The second challenge is to provide relevant results to searchers - and, in most cases, that means improving the metadata recorded against each piece of content.

Seneque said the obvious way to improve metadata was to automate as much as possible the selection of keywords and tags, instead of relying on journalists to manually do it.

“We have a number of different content teams, each with their own standards for generating metadata, all doing this over many, many years, meaning staff and processes change,” he said.

“These folks are busy actually making content, so using automated systems to help them makes sense. 

“Our team sits adjacent to the content development pipeline. We pick up the content after it has been created and published, and transform it into a searchable state. 

“Clearly if we want to deliver relevant results, we need consistency of metadata and coverage across as many attributes as possible for all objects in our index. 

“If, along the way, we can build a system that say the CMS can plug into to suggest metadata for teams to include should they choose to, why not?”

Searchable podcasts

But ABC faced a separate issue with content such as podcasts.

These were rarely transcribed or converted into text, and therefore “had very little in the way of metadata” associated with the files, “yet were a key content type for our audience”, Seneque said.

The answer was to use some form of speech-to-text to transcribe podcast content.

This would provide some keywords to make them searchable.
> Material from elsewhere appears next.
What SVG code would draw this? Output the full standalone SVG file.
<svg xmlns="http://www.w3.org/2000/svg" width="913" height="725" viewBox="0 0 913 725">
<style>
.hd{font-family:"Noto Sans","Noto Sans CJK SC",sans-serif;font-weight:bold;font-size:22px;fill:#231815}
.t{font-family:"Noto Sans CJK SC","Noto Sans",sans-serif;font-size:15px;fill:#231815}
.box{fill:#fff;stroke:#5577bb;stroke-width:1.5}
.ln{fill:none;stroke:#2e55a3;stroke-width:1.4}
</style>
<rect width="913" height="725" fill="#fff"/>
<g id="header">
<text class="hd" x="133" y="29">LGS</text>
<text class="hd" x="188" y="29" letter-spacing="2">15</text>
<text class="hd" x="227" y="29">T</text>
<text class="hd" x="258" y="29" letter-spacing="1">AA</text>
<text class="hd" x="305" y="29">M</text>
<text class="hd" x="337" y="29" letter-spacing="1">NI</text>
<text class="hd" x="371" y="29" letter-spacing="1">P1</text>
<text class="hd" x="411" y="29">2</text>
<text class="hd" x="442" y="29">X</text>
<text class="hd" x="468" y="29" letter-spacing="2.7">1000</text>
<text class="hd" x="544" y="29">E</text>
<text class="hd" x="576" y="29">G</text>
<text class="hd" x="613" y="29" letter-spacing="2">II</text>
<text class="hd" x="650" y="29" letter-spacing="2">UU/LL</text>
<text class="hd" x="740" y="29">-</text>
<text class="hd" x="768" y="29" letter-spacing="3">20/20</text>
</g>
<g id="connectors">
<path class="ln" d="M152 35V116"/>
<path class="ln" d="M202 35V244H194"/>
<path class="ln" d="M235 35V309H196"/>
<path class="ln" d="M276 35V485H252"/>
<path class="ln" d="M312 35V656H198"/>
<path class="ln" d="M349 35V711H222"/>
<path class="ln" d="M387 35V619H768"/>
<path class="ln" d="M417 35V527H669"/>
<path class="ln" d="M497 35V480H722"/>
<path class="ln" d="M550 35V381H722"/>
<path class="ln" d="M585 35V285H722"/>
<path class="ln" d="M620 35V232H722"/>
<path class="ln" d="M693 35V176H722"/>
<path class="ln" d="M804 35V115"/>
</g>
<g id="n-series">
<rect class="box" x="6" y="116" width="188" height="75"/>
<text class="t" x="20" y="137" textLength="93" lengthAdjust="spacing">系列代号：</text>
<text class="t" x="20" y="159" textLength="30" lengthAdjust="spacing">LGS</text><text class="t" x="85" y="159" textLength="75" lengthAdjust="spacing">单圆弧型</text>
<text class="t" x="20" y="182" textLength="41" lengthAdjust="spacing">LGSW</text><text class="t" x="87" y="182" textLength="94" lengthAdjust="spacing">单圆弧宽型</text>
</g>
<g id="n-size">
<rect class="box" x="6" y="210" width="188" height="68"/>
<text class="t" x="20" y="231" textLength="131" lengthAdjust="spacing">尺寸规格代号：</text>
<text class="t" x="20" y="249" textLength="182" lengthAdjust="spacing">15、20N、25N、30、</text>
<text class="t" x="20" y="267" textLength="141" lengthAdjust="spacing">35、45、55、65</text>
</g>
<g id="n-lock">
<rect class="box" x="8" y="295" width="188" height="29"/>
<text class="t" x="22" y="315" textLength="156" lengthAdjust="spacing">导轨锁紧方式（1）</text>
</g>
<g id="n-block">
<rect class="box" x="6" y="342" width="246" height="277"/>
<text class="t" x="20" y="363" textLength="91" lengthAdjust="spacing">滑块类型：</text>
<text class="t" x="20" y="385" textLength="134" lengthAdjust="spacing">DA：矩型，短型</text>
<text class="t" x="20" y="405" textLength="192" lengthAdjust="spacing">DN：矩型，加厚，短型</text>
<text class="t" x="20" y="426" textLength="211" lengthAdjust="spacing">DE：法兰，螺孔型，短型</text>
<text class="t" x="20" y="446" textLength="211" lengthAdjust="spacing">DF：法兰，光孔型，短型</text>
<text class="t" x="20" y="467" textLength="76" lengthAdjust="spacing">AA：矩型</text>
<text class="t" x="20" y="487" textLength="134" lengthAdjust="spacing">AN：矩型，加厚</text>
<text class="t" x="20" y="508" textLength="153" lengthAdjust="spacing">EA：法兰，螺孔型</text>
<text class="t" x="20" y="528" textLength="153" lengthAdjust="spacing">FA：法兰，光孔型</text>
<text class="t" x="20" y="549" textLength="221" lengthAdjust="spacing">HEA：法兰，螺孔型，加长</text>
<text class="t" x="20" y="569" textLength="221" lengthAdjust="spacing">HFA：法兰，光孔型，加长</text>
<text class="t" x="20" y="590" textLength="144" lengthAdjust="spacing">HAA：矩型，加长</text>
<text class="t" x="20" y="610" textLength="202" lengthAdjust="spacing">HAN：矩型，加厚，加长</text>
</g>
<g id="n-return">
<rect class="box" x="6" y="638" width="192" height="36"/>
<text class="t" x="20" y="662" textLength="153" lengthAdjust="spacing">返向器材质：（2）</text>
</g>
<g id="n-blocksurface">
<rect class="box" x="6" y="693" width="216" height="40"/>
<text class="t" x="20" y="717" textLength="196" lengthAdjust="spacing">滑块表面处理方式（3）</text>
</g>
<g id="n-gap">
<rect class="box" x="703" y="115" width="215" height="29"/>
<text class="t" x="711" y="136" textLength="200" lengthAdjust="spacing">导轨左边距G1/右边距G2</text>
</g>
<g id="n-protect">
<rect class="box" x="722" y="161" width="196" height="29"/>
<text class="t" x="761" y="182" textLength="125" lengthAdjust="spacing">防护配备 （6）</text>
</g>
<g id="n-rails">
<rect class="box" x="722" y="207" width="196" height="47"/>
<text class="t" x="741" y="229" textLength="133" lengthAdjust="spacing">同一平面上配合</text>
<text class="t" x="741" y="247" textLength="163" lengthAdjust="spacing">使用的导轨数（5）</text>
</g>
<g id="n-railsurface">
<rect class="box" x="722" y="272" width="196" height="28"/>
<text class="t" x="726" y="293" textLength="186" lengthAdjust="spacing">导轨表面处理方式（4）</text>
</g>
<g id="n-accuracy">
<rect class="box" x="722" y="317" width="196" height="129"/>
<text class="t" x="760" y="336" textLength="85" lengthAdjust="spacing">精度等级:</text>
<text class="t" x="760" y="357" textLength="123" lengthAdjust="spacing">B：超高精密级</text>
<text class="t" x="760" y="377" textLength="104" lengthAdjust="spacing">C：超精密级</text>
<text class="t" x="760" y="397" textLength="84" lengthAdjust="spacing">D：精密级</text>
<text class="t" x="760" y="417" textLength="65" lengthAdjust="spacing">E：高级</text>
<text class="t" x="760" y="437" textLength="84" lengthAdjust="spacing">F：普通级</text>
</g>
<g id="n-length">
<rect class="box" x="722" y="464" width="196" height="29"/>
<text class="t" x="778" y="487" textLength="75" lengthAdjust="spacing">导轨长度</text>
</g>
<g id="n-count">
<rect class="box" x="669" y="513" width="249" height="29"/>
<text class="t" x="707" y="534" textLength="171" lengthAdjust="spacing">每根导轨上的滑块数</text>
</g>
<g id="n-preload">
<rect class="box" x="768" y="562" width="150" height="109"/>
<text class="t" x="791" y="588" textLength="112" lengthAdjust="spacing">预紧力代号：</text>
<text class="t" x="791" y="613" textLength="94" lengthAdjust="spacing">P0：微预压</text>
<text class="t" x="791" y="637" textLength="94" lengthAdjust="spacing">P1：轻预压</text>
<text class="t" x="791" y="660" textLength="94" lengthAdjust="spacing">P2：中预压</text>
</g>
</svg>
The transcripts could also be a useful accompaniment to the audio files, assuming they were accurate enough.

“The answer - but perhaps not the solution - was obvious: get machines to do it cheaply,” Seneque said.

“I emphasize cheaply because as I'm sure many of you will have experienced when trying to implement completely new things in an organisation, it's difficult to get large amounts of budget to test unproven ideas.”
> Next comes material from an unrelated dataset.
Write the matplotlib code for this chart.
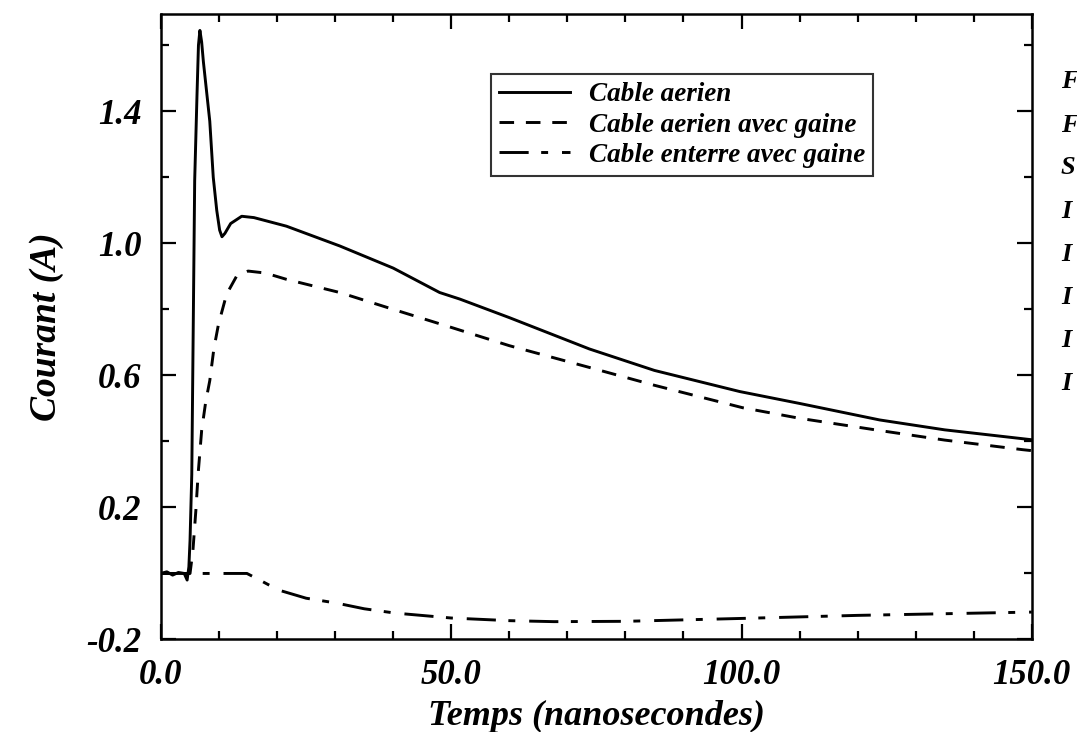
#!/usr/bin python3

# import required libraries
import matplotlib
matplotlib.use("Agg")
import matplotlib.pyplot as plt
from matplotlib.ticker import MultipleLocator, FixedLocator

# Cable aerien (solid)
t_aerien = [0, 1, 2, 3, 4, 4.5, 4.8, 5.0, 5.3, 5.8, 6.2, 6.45, 6.7, 7.0, 7.3,
            8.4, 9.0, 9.6, 10.1, 10.5, 11.0, 12.0, 13.9, 16, 21.6, 30.8, 40, 48,
            51.5, 60, 73.8, 85, 99.7, 110, 123.8, 135, 150]
i_aerien = [0, 0.005, -0.005, 0.003, 0, -0.02, 0.02, 0.1, 0.3, 1.19, 1.45, 1.60,
            1.645, 1.61, 1.55, 1.37, 1.20, 1.10, 1.04, 1.02, 1.03, 1.06, 1.082,
            1.078, 1.052, 0.992, 0.925, 0.851, 0.831, 0.775, 0.68, 0.615, 0.551,
            0.515, 0.465, 0.435, 0.405]

# Cable aerien avec gaine (dashed)
t_gaine = [0, 4.5, 5.0, 5.5, 6.0, 6.4, 7.0, 7.7, 8.4, 9.1, 9.9, 11.3, 13, 15, 18,
           21.6, 30.8, 40, 49.7, 60, 73.8, 85, 100.2, 110, 123.8, 135, 148.4, 150]
i_gaine = [0, 0, 0, 0.07, 0.19, 0.303, 0.433, 0.52, 0.584, 0.68, 0.755, 0.846,
           0.90, 0.916, 0.91, 0.891, 0.851, 0.80, 0.747, 0.69, 0.624, 0.57, 0.502,
           0.47, 0.433, 0.404, 0.375, 0.372]

# Cable enterre avec gaine (dash-dot)
t_enterre = [0, 5, 10, 14.8, 17, 20.2, 25, 30.3, 35, 40.3, 50, 60, 67.7, 80,
             100.6, 120, 135, 150]
i_enterre = [0, 0, 0, 0, -0.02, -0.05, -0.075, -0.09, -0.107, -0.12, -0.135,
             -0.143, -0.146, -0.145, -0.136, -0.127, -0.122, -0.117]

x_ticks = [0, 50, 100, 150]
x_labels = ["0.0", "50.0", "100.0", "150.0"]
y_ticks = [-0.2, 0.2, 0.6, 1.0, 1.4]
y_labels = ["-0.2", "0.2", "0.6", "1.0", "1.4"]
side_letters = ["F", "F", "S", "I", "I", "I", "I", "I"]


def main():
    plt.rcParams["font.family"] = ["Liberation Serif", "DejaVu Serif"]
    plt.rcParams["font.weight"] = "bold"
    plt.rcParams["font.style"] = "italic"
    plt.rcParams["axes.labelweight"] = "bold"
    plt.rcParams["lines.scale_dashes"] = False

    fig = plt.figure(figsize=(10.77, 7.32), dpi=100)
    ax = fig.add_axes([0.1495, 0.1264, 0.8085, 0.8546])

    lw = 2.1
    ax.plot(t_aerien, i_aerien, color="black", lw=lw, label="Cable aerien")
    ax.plot(t_gaine, i_gaine, color="black", lw=lw, linestyle=(0, (10.5, 8.5)),
            label="Cable aerien avec gaine")
    ax.plot(t_enterre, i_enterre, color="black", lw=lw,
            linestyle=(0, (21, 9, 5, 10)), label="Cable enterre avec gaine")

    ax.set_xlim(0, 150)
    ax.set_ylim(-0.2, 1.695)
    ax.xaxis.set_major_locator(FixedLocator(x_ticks))
    ax.set_xticklabels(x_labels)
    ax.xaxis.set_minor_locator(MultipleLocator(10))
    ax.yaxis.set_major_locator(FixedLocator(y_ticks))
    ax.set_yticklabels(y_labels)
    ax.yaxis.set_minor_locator(MultipleLocator(0.2))

    ax.tick_params(which="both", direction="in", top=True, right=True,
                   width=1.6, labelsize=25)
    ax.tick_params(which="major", length=11, pad=14)
    ax.tick_params(which="minor", length=6)
    for s in ax.spines.values():
        s.set_linewidth(1.8)

    ax.set_xlabel("Temps (nanosecondes)", fontsize=26, labelpad=6)
    ax.set_ylabel("Courant (A)", fontsize=27, labelpad=16)

    leg = ax.legend(loc="upper left", bbox_to_anchor=(0.379, 0.904),
                    borderaxespad=0, fontsize=19.5, frameon=True, fancybox=False,
                    edgecolor="black", handlelength=2.6, labelspacing=0.2,
                    borderpad=0.3, handletextpad=0.7)
    leg.get_frame().set_linewidth(1.5)

    # letters of the next column, cut by the page edge
    for k, letter in enumerate(side_letters):
        fig.text(1061 / 1077, 1 - (82 + 43 * k) / 732, letter, fontsize=19,
                 ha="left", va="center")

    plt.savefig("out.png", dpi=100)


if __name__ == '__main__':
    main()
That led Seneque to initially experiment with Mozilla's open source implementation of Baidu's Deep Speech system, touted as an accurate, non-proprietary speech-to-text tool.
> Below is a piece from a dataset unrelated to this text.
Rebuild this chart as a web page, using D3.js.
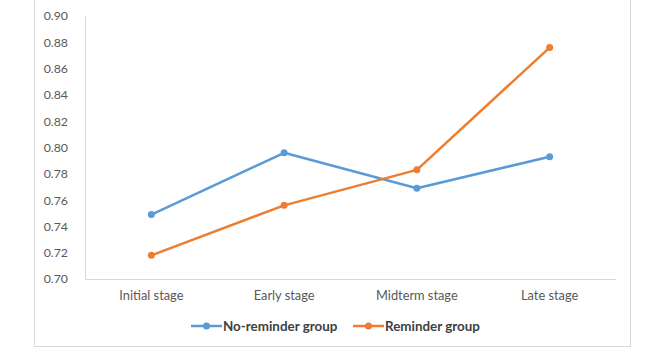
<!DOCTYPE html>
<html>
<head>
<meta charset="utf-8">
<script src="https://cdn.jsdelivr.net/npm/d3@7"></script>
<style>
    body { margin: 0; background: #fff; }
    svg text { font-family: Lato, "Open Sans", sans-serif; }
</style>
</head>
<body>
<div id="chart"></div>
<script>

// data
var stages = ["Initial stage", "Early stage", "Midterm stage", "Late stage"];
var noReminder = [0.749, 0.796, 0.769, 0.793];
var reminder = [0.718, 0.756, 0.783, 0.876];
var yTicks = [0.70, 0.72, 0.74, 0.76, 0.78, 0.80, 0.82, 0.84, 0.86, 0.88, 0.90];
var seriesNames = ["No-reminder group", "Reminder group"];
var colors = ["#5b9bd5", "#ed7d31"];

var W = 666, H = 348;
var margin = { top: 16, right: 50, bottom: 69, left: 85 },
    width = 616 - margin.left,
    height = 279 - margin.top;

var svg = d3.select("#chart").append("svg")
    .attr("width", W)
    .attr("height", H);

// outer chart border
svg.append("rect")
    .attr("x", 34.5).attr("y", -1)
    .attr("width", 596).attr("height", 347.5)
    .attr("fill", "none")
    .attr("stroke", "#d9d9d9");

var g = svg.append("g")
    .attr("transform", "translate(" + margin.left + "," + margin.top + ")");

var x = d3.scaleBand().domain(stages).range([0, width]);
var y = d3.scaleLinear().domain([0.70, 0.90]).range([height, 0]);

// y axis
var yAxis = d3.axisLeft(y).tickValues(yTicks).tickSize(0).tickPadding(17)
    .tickFormat(d3.format(".2f"));
var ya = g.append("g").call(yAxis);
ya.select(".domain").attr("stroke", "#d9d9d9");
ya.selectAll("text").attr("fill", "#595959").style("font-size", "12.3px");

// x axis
var xAxis = d3.axisBottom(x).tickSize(0).tickPadding(12);
var xa = g.append("g").attr("transform", "translate(0," + height + ")").call(xAxis);
xa.select(".domain").attr("stroke", "#d9d9d9");
xa.selectAll("text").attr("fill", "#595959").style("font-size", "12.8px");

var line = d3.line()
    .x(function (d, i) { return x(stages[i]) + x.bandwidth() / 2; })
    .y(function (d) { return y(d); });

[noReminder, reminder].forEach(function (vals, k) {
    g.append("path")
        .datum(vals)
        .attr("d", line)
        .attr("fill", "none")
        .attr("stroke", colors[k])
        .attr("stroke-width", 2.5)
        .attr("stroke-linejoin", "round");

    g.selectAll(".pt" + k)
        .data(vals)
        .enter().append("circle")
        .attr("cx", function (d, i) { return x(stages[i]) + x.bandwidth() / 2; })
        .attr("cy", function (d) { return y(d); })
        .attr("r", 3.5)
        .attr("fill", colors[k]);
});

// legend
var legendX = [191, 353];
seriesNames.forEach(function (name, k) {
    var lg = svg.append("g").attr("transform", "translate(" + legendX[k] + ",326)");
    lg.append("line")
        .attr("x1", 0).attr("x2", 31)
        .attr("stroke", colors[k]).attr("stroke-width", 2.5);
    lg.append("circle").attr("cx", 15.5).attr("r", 3.5).attr("fill", colors[k]);
    lg.append("text")
        .attr("x", 32).attr("dy", "0.35em")
        .attr("fill", "#404040")
        .style("font-size", "13.4px")
        .style("font-weight", "bold")
        .text(name);
});

</script>
</body>
</html>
“It's freely available on GitHub along with pre trained models, so it seemed like a reasonable starting point for our experiments,” he said.

One of the drawbacks of the model, however, was the “massive amount of memory” required for operations, meaning experiments were done on short clips of audio.

The pre-trained model also struggled with portions of a 30-second clip from Radio National’s Rear Vision podcast.

“Generating words for dates is to be expected, but producing ‘guly’ instead of ‘arguably’ and ‘hearth’ instead of ‘Earth’, as well as jamming words together, clearly points to more fundamental problems or challenges that would require training our own models," Seneque said.

“This would be on top of a data pipeline that slices up and maintains mappings of podcasts that run up to 90 minutes plus length. 

“So the engineering required to build such a system is obviously not trivial, and we needed to prove our idea without that kind of investment of resource effort.”

Seneque changed tack and shifted to using machine learning as-a-service via AWS Transcribe.

“Long story short, we found the service to be very effective at generating good enough transcripts relatively cheaply,” he said.

“By that I mean, good enough for metadata, but not good enough to necessarily present to our audience - something you might consider an obvious next step. 

“There are specific requirements [for audience presentation] around accessibility - things like identifying sounds in audio content, that Transcribe is not yet capable of, although I have full faith in Amazon to figure it out in due course.”

Seneque found AWS Transcribe able to handle names and domain-specific tools with a better degree of accuracy.

“We still get dates as words, but overall the transcript looks much better. The individuals' names are close with a couple being correct and a couple not,” Seneque said.

“We can also see that the program name is mistranscribed, but AWS Transcribe offers features to improve these kinds of issues, including custom vocabularies and speaker identification. 

“We will be exploring the use of these in the future.”

Encouraging early results

Seneque’s small team has now built an automated metadata platform out of AWS components.

This is used to extract metadata from content and feeds it into the new search engine to improve search results, and the early results are promising. It also includes a serverless process that picks up podcasts, sends them off for transcription, grabs the results and pushes them into the search index.

“For the top articles on the news website, we see an average increase of 280 percent in terms of the number of keywords attached to the relevant search object,” he said, though he noted some of the keywords automatically applied were less useful than others.

“We also see a 22 percent increase in the number of results returned for popular search terms involving audio content.

“This is of course a pretty fuzzy metric. But when search is integrated into our listen app, where 91 percent of our podcast audience is, we'll have more in the way of hard data.”